** BEGIN Records supplied **

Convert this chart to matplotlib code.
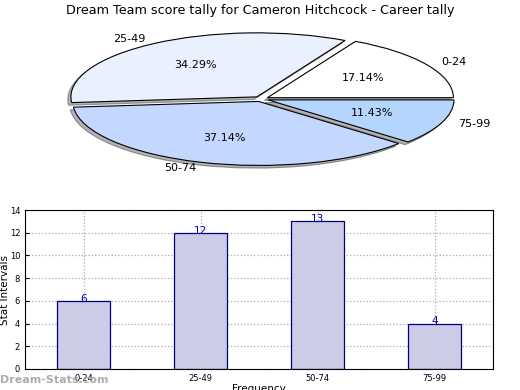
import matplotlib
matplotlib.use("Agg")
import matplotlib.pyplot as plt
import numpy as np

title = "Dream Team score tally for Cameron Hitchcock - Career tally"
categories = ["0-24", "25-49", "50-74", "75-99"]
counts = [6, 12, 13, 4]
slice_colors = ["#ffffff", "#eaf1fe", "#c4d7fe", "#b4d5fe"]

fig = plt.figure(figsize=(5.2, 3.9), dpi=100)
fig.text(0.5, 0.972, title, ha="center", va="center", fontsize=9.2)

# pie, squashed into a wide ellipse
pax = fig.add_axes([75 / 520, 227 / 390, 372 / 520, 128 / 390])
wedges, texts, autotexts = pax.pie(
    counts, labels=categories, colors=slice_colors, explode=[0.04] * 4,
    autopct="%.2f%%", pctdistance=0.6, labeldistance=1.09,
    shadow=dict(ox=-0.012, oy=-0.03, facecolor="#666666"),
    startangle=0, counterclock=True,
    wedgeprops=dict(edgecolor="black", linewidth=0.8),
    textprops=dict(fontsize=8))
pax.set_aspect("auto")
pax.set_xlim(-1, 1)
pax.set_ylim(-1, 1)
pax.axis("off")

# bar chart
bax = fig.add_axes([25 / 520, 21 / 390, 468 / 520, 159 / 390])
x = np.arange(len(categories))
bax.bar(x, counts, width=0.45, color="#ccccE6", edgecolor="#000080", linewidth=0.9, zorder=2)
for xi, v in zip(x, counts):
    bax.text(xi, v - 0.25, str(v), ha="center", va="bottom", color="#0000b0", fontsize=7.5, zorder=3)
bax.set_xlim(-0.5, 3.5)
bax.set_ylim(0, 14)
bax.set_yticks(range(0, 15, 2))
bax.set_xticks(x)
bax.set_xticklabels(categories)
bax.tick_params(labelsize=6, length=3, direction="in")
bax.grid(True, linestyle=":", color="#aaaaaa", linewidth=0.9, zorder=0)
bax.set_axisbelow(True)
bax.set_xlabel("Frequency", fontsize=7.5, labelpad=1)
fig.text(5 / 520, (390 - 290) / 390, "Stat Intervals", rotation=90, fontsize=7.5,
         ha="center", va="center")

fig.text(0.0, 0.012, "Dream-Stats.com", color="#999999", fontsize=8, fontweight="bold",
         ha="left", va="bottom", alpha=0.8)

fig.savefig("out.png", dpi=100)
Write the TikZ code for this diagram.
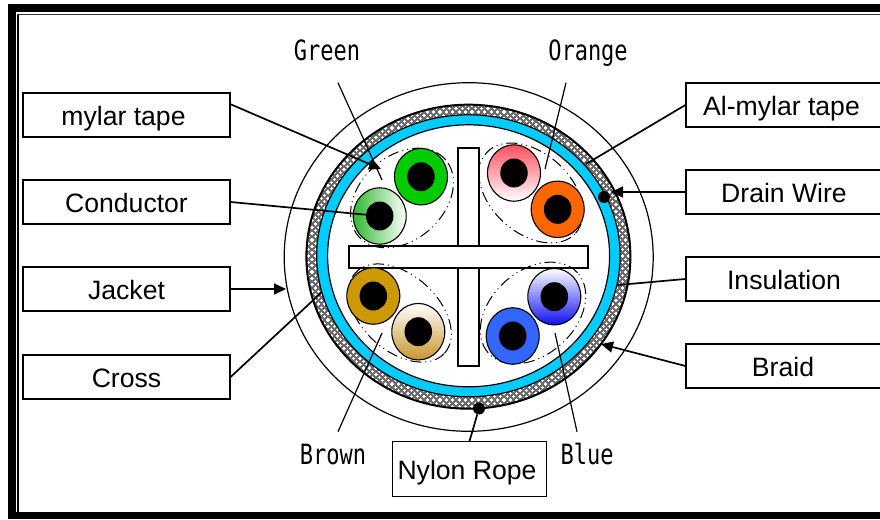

** END Records supplied **

▶ _What this task involves_
Repeat everything in the records precisely. Images are excluded from the copy.

▶ _Result of the task_
Convert this chart to matplotlib code.
import matplotlib
matplotlib.use("Agg")
import matplotlib.pyplot as plt
import numpy as np

title = "Dream Team score tally for Cameron Hitchcock - Career tally"
categories = ["0-24", "25-49", "50-74", "75-99"]
counts = [6, 12, 13, 4]
slice_colors = ["#ffffff", "#eaf1fe", "#c4d7fe", "#b4d5fe"]

fig = plt.figure(figsize=(5.2, 3.9), dpi=100)
fig.text(0.5, 0.972, title, ha="center", va="center", fontsize=9.2)

# pie, squashed into a wide ellipse
pax = fig.add_axes([75 / 520, 227 / 390, 372 / 520, 128 / 390])
wedges, texts, autotexts = pax.pie(
    counts, labels=categories, colors=slice_colors, explode=[0.04] * 4,
    autopct="%.2f%%", pctdistance=0.6, labeldistance=1.09,
    shadow=dict(ox=-0.012, oy=-0.03, facecolor="#666666"),
    startangle=0, counterclock=True,
    wedgeprops=dict(edgecolor="black", linewidth=0.8),
    textprops=dict(fontsize=8))
pax.set_aspect("auto")
pax.set_xlim(-1, 1)
pax.set_ylim(-1, 1)
pax.axis("off")

# bar chart
bax = fig.add_axes([25 / 520, 21 / 390, 468 / 520, 159 / 390])
x = np.arange(len(categories))
bax.bar(x, counts, width=0.45, color="#ccccE6", edgecolor="#000080", linewidth=0.9, zorder=2)
for xi, v in zip(x, counts):
    bax.text(xi, v - 0.25, str(v), ha="center", va="bottom", color="#0000b0", fontsize=7.5, zorder=3)
bax.set_xlim(-0.5, 3.5)
bax.set_ylim(0, 14)
bax.set_yticks(range(0, 15, 2))
bax.set_xticks(x)
bax.set_xticklabels(categories)
bax.tick_params(labelsize=6, length=3, direction="in")
bax.grid(True, linestyle=":", color="#aaaaaa", linewidth=0.9, zorder=0)
bax.set_axisbelow(True)
bax.set_xlabel("Frequency", fontsize=7.5, labelpad=1)
fig.text(5 / 520, (390 - 290) / 390, "Stat Intervals", rotation=90, fontsize=7.5,
         ha="center", va="center")

fig.text(0.0, 0.012, "Dream-Stats.com", color="#999999", fontsize=8, fontweight="bold",
         ha="left", va="bottom", alpha=0.8)

fig.savefig("out.png", dpi=100)
Write the TikZ code for this diagram.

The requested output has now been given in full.